Be on your “Bret” behavior
In 1991, during the height of Poison’s popularity thanks to “Every Rose Has Its Thorn” and “Unskinny Bop” and amidst in-fighting, alcohol, and drug abuse, and sleazy on-the-road sexcapades, feuding lead singer Bret Michaels and guitarist C.C. Deville found their breaking point at the MTV VMAs. As the musicians walked off stage with Cindy Crawford and Eddie Van Halen, the bandmates broke out in a full-on fistfight and the rift led to Deville exiting the band. Flash forward to 2009 and the Tony Awards where Michaels performed Poison‘s hit “Nothin’ But a Good Time” with the cast of Broadway’s Rock of Ages, a play about the world of over-the-top ’80s hair metal. Unfortunately, at the end of song, Michaels was knocked to the ground by a descending piece of scenery. The Tonys crew said he missed his mark and host Neil Patrick Harris seconded that statement in an on-stage joke saying Michaels “gave headbanging a whole new meaning.” The singer, who fractured his nose and needed three stitches in his lip, clapped back saying that he was never given a mark to hit or told about the set piece. He was upset that the organizers blamed the accident on him and that they announced that he was fine before he saw a doctor. He went on to sue the show organizers and CBS over the incident.
Questionable clothes can be a recurring award show nightmare or watercooler-worthy crowd pleaser in the case of Lady Gaga’s raw meat dress or Bjork’s egg-laying swan costume. Flamboyant Andre 3000 of OutKast found himself in the former situation when the duo, who had just won Album Of The Year, closed the 2004 Grammy ceremony. They did “Hey Ya” with a Native American slant complete with a futuristic teepee, moccasins, and scantily clad dancers with feathers in their hair. Native Americans were outraged and CBS wound up apologizing on everyone’s behalf.
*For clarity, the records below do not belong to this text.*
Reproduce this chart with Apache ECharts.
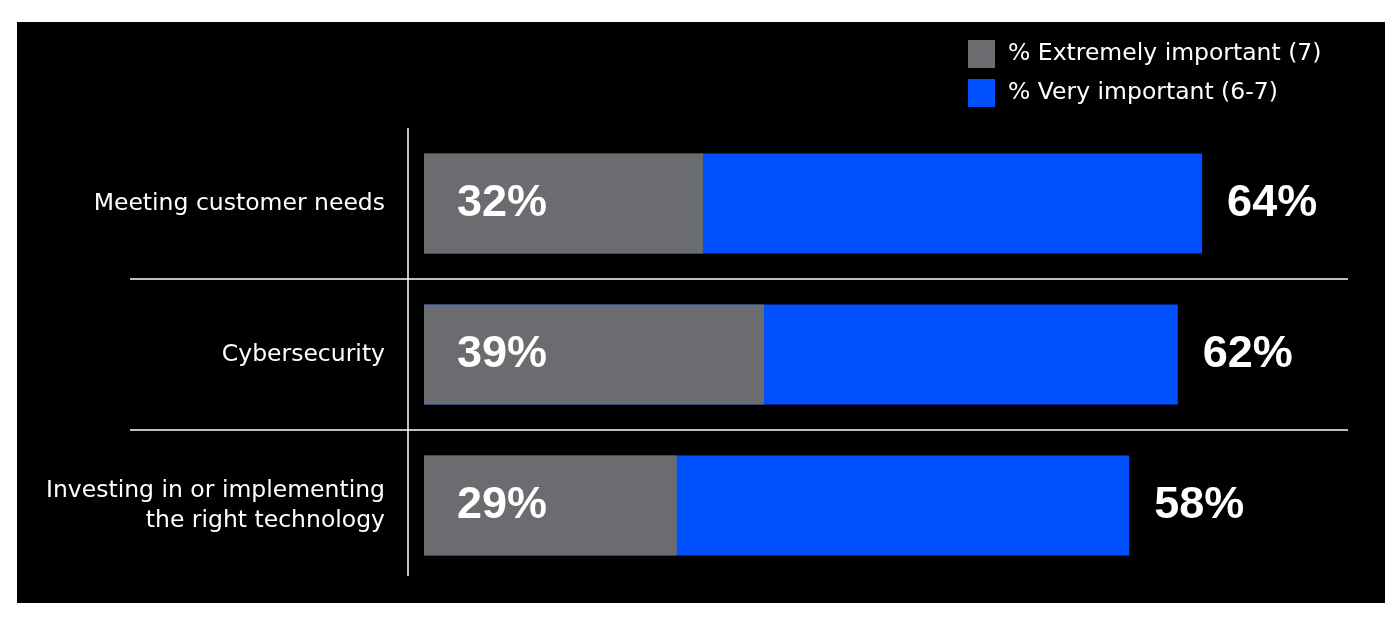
<!DOCTYPE html>
<html>
<head>
<meta charset="utf-8">
<script src="https://cdn.jsdelivr.net/npm/echarts@6/dist/echarts.min.js"></script>
<style>
html, body { margin: 0; padding: 0; background: #fff; }
#bg { position: absolute; left: 17px; top: 22px; width: 1368px; height: 581px; background: #000; }
#main { position: absolute; left: 0; top: 0; width: 1400px; height: 620px; }
</style>
</head>
<body>
<div id="bg"></div>
<div id="main"></div>
<script>
var categories = ['Meeting customer needs', 'Cybersecurity', 'Investing in or implementing\nthe right technology'];
var extremelyImportant = [32, 39, 29];
var veryImportant = [64, 62, 58];
var seriesNames = ['% Extremely important (7)', '% Very important (6-7)'];

var textFont = '"DejaVu Sans", "Open Sans", sans-serif';
var numFont = '"Liberation Sans", Arial, sans-serif';

var chart = echarts.init(document.getElementById('main'));

// grid geometry (used for the separator lines too)
var gridTop = 128, gridHeight = 453, gridLeft = 424, gridRight = 52;
var band = gridHeight / categories.length;

var numLabel = {
	show : true,
	formatter : '{c}%',
	color : '#fff',
	fontSize : 45,
	fontWeight : 'bold',
	fontFamily : numFont
};

var option = {
	backgroundColor : 'transparent',
	animation : false,
	legend : {
		data : seriesNames,
		orient : 'vertical',
		left : 968,
		top : 40,
		padding : 0,
		itemWidth : 27,
		itemHeight : 28,
		itemGap : 11,
		icon : 'rect',
		textStyle : {
			color : '#fff',
			fontSize : 23.5,
			fontFamily : textFont,
			padding : [0, 0, 0, 8]
		}
	},
	grid : {
		left : gridLeft,
		right : gridRight,
		top : gridTop,
		height : gridHeight
	},
	// the original is not drawn to one scale, so each series gets its own hidden axis
	xAxis : [ {
		type : 'value',
		min : 0,
		max : 76,
		show : false
	}, {
		type : 'value',
		min : 0,
		max : 106,
		show : false
	} ],
	yAxis : {
		type : 'category',
		data : categories,
		inverse : true,
		axisLine : {
			show : false
		},
		axisTick : {
			show : false
		},
		axisLabel : {
			color : '#fff',
			fontSize : 23.5,
			fontFamily : textFont,
			margin : 39,
			align : 'right',
			lineHeight : 30,
			padding : [6, 0, 0, 0]
		}
	},
	series : [ {
		name : seriesNames[1],
		type : 'bar',
		xAxisIndex : 0,
		data : veryImportant,
		barWidth : 100,
		barGap : '-100%',
		itemStyle : {
			color : '#0050FF'
		},
		label : echarts.util.extend({
			position : 'right',
			distance : 25
		}, numLabel)
	}, {
		name : seriesNames[0],
		type : 'bar',
		xAxisIndex : 1,
		data : extremelyImportant,
		barWidth : 100,
		barGap : '-100%',
		itemStyle : {
			color : '#6A6C6F'
		},
		label : echarts.util.extend({
			position : 'insideLeft',
			distance : 33
		}, numLabel)
	} ],
	graphic : [ {
		type : 'line',
		shape : {
			x1 : 408,
			y1 : gridTop,
			x2 : 408,
			y2 : 576
		},
		style : {
			stroke : '#fff',
			lineWidth : 1.5
		}
	}, {
		type : 'line',
		shape : {
			x1 : 130,
			y1 : gridTop + band,
			x2 : 1348,
			y2 : gridTop + band
		},
		style : {
			stroke : '#fff',
			lineWidth : 1.5
		}
	}, {
		type : 'line',
		shape : {
			x1 : 130,
			y1 : gridTop + band * 2,
			x2 : 1348,
			y2 : gridTop + band * 2
		},
		style : {
			stroke : '#fff',
			lineWidth : 1.5
		}
	} ]
};
chart.setOption(option);
</script>
</body>
</html>
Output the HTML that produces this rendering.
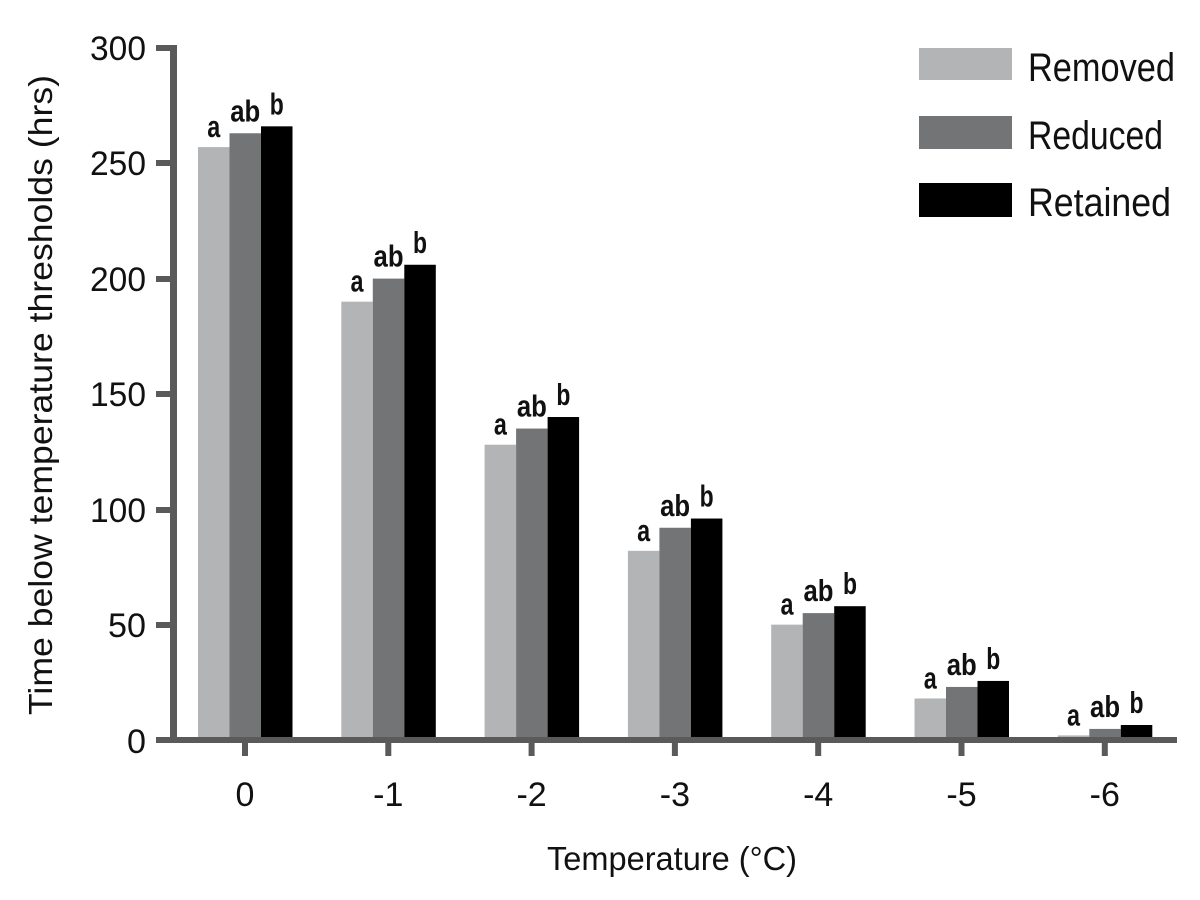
<!DOCTYPE html>
<html><head><meta charset="utf-8"><style>
html,body{margin:0;padding:0;background:#fff;}
svg{display:block;}
text{font-family:"Liberation Sans Narrow","Liberation Sans",sans-serif;fill:#111;}
</style></head><body>
<svg width="1200" height="900" viewBox="0 0 1200 900" xmlns="http://www.w3.org/2000/svg">
<g id="bars"></g>
<rect x="170" y="45" width="7" height="698" fill="#5a5a5a"/>
<rect x="170" y="737" width="1007" height="6" fill="#5a5a5a"/>
<g fill="#5a5a5a">
<rect x="156" y="45" width="16" height="6"/>
<rect x="156" y="160" width="16" height="6"/>
<rect x="156" y="276" width="16" height="6"/>
<rect x="156" y="391" width="16" height="6"/>
<rect x="156" y="507" width="16" height="6"/>
<rect x="156" y="622" width="16" height="6"/>
<rect x="156" y="737" width="16" height="6"/>
</g>
<g font-size="34" text-anchor="end">
<text x="146" y="60" textLength="56" lengthAdjust="spacingAndGlyphs">300</text>
<text x="146" y="175" textLength="56" lengthAdjust="spacingAndGlyphs">250</text>
<text x="146" y="291" textLength="56" lengthAdjust="spacingAndGlyphs">200</text>
<text x="146" y="406" textLength="56" lengthAdjust="spacingAndGlyphs">150</text>
<text x="146" y="522" textLength="56" lengthAdjust="spacingAndGlyphs">100</text>
<text x="146" y="637" textLength="38" lengthAdjust="spacingAndGlyphs">50</text>
<text x="146" y="753" textLength="19" lengthAdjust="spacingAndGlyphs">0</text>
</g>
<text transform="translate(52,395) rotate(-90)" font-size="33" text-anchor="middle" textLength="640" lengthAdjust="spacingAndGlyphs">Time below temperature thresholds (hrs)</text>
<text x="672" y="870" font-size="33" text-anchor="middle" textLength="250" lengthAdjust="spacingAndGlyphs">Temperature (°C)</text>
<rect x="919" y="48" width="93" height="32" fill="#b3b4b5"/>
<rect x="919" y="116" width="93" height="33" fill="#737475"/>
<rect x="919" y="183" width="93" height="34" fill="#000"/>
<g font-size="40">
<text x="1028" y="81" textLength="147" lengthAdjust="spacingAndGlyphs">Removed</text>
<text x="1028" y="149" textLength="135" lengthAdjust="spacingAndGlyphs">Reduced</text>
<text x="1028" y="216" textLength="143" lengthAdjust="spacingAndGlyphs">Retained</text>
</g>
<g id="xt"></g>
</svg>
<script>
var data=[[257,263,266],[190,200,206],[128,135,140],[82,92,96],[50,55,58],[18,23,25.6],[2,4.8,6.5]];
var labs=["0","-1","-2","-3","-4","-5","-6"];
var cols=["#b3b4b5","#737475","#000"];
var lt=["a","ab","b"], lw=[13,30,14];
var ns="http://www.w3.org/2000/svg";
var g=document.getElementById("bars"), xt=document.getElementById("xt");
function el(t,a,p){var e=document.createElementNS(ns,t);for(var k in a)e.setAttribute(k,a[k]);p.appendChild(e);return e;}
for(var i=0;i<7;i++){
 var c=245+i*143.3;
 for(var j=0;j<3;j++){
  var v=data[i][j], y=740-v*2.307, x=c-15.5+(j-1)*31.5;
  el("rect",{x:x,y:y,width:31.5,height:740-y,fill:cols[j]},g);
  var t=el("text",{x:x+15.75-lw[j]/2,y:y-(j==0?10:12),"font-size":"31","font-weight":"bold",textLength:lw[j],lengthAdjust:"spacingAndGlyphs"},g);
  t.textContent=lt[j];
 }
 el("rect",{x:c-3,y:740,width:6,height:16,fill:"#5a5a5a"},xt);
 var tl=el("text",{x:c,y:806,"font-size":"34","text-anchor":"middle"},xt);
 tl.textContent=labs[i];
}
</script>
</body></html>
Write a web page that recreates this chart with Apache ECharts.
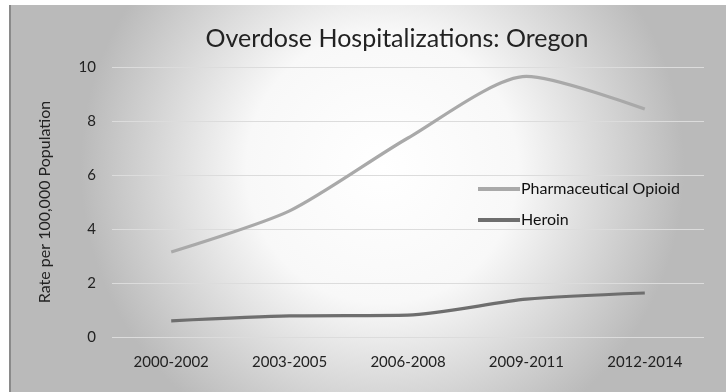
<!DOCTYPE html>
<html>
<head>
<meta charset="utf-8">
<script src="https://cdn.jsdelivr.net/npm/echarts@6/dist/echarts.min.js"></script>
<style>
  html, body { margin: 0; padding: 0; background: #ffffff; }
  #chart { width: 726px; height: 392px; }
</style>
</head>
<body>
<div id="chart"></div>
<script>
// Three-year periods on the category axis
const periods = ['2000-2002', '2003-2005', '2006-2008', '2009-2011', '2012-2014'];
// Hospitalization rates per 100,000 population
const pharmaceuticalOpioid = [3.15, 4.67, 7.37, 9.65, 8.44];
const heroin = [0.6, 0.78, 0.81, 1.4, 1.63];
// Value axis ticks
const yMin = 0, yMax = 10, yStep = 2;

const FONT = 'Lato';

const chart = echarts.init(document.getElementById('chart'));
chart.setOption({
  backgroundColor: '#ffffff',
  animation: false,
  graphic: [
    {
      type: 'rect', z: -10, silent: true,
      shape: { x: 10, y: 5, width: 716, height: 387 },
      style: {
        fill: {
          type: 'radial', x: 0.52, y: 0.42, r: 0.78,
          colorStops: [
            { offset: 0, color: '#ffffff' },
            { offset: 0.45, color: '#f8f8f8' },
            { offset: 1, color: '#bababa' }
          ]
        }
      }
    },
    {
      type: 'rect', z: -9, silent: true,
      shape: { x: 9, y: 5, width: 2, height: 387 },
      style: { fill: '#8a8a8a' }
    }
  ],
  title: {
    text: 'Overdose Hospitalizations: Oregon',
    left: 392, top: 21, textAlign: 'center',
    textStyle: { fontFamily: FONT, fontSize: 25, fontWeight: 'normal', color: '#222222' }
  },
  legend: {
    orient: 'vertical',
    left: 473, top: 176,
    itemWidth: 42, itemHeight: 4, itemGap: 15,
    icon: 'rect',
    textStyle: { fontFamily: FONT, fontSize: 16, color: '#111111', padding: [0, 0, 0, -4] },
    data: ['Pharmaceutical Opioid', 'Heroin']
  },
  grid: { left: 112, right: 22, top: 67, bottom: 55, containLabel: false },
  xAxis: {
    type: 'category',
    data: periods,
    boundaryGap: true,
    axisLine: { show: false },
    axisTick: { show: false },
    axisLabel: { fontFamily: FONT, fontSize: 15, color: '#222222', margin: 18 }
  },
  yAxis: {
    type: 'value',
    min: yMin, max: yMax, interval: yStep,
    name: 'Rate per 100,000 Population',
    nameLocation: 'middle',
    nameGap: 59,
    nameRotate: 90,
    nameTextStyle: { fontFamily: FONT, fontSize: 16, color: '#222222' },
    axisLine: { show: false },
    axisTick: { show: false },
    axisLabel: { fontFamily: FONT, fontSize: 15, color: '#222222', margin: 16 },
    splitLine: { lineStyle: { color: '#dcdcdc', width: 1 } }
  },
  series: [
    {
      name: 'Pharmaceutical Opioid',
      type: 'line',
      data: pharmaceuticalOpioid,
      smooth: 0.25,
      symbol: 'none',
      color: '#a9a9a9',
      lineStyle: { width: 3.2, color: '#a9a9a9' }
    },
    {
      name: 'Heroin',
      type: 'line',
      data: heroin,
      smooth: 0.25,
      symbol: 'none',
      color: '#6e6e6e',
      lineStyle: { width: 3.2, color: '#6e6e6e' }
    }
  ]
});
</script>
</body>
</html>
Long before the Moonlight–La La Land snafu, Marisa Tomei found herself at the center of an Oscar scandal and its effects would be felt for years to follow due mostly to the fact that it happened in 1993, long before the world had Snopes or social media for fact-checking. Tomei was the underdog. She was a relative newbie at the time in the lighthearted sleeper hit My Cousin Vinny. She was pitted against four more experienced non-Americans with heavier roles. Against the odds, she persevered. But the day after the show, The Hollywood Reporter printed a blind item about rumors flying in Manhattan that she had not really won. They claimed that presenter Jack Palance was either too drunk or stoned to read the correct name so he just repeated the last name on the teleprompter. The story was passed around and reprinted and even though the Academy repeatedly confirmed there was no mistake, the doubt remained. Tomei is still asked about it and is still a punchline. She’s probably the only person that felt relief a couple of years ago.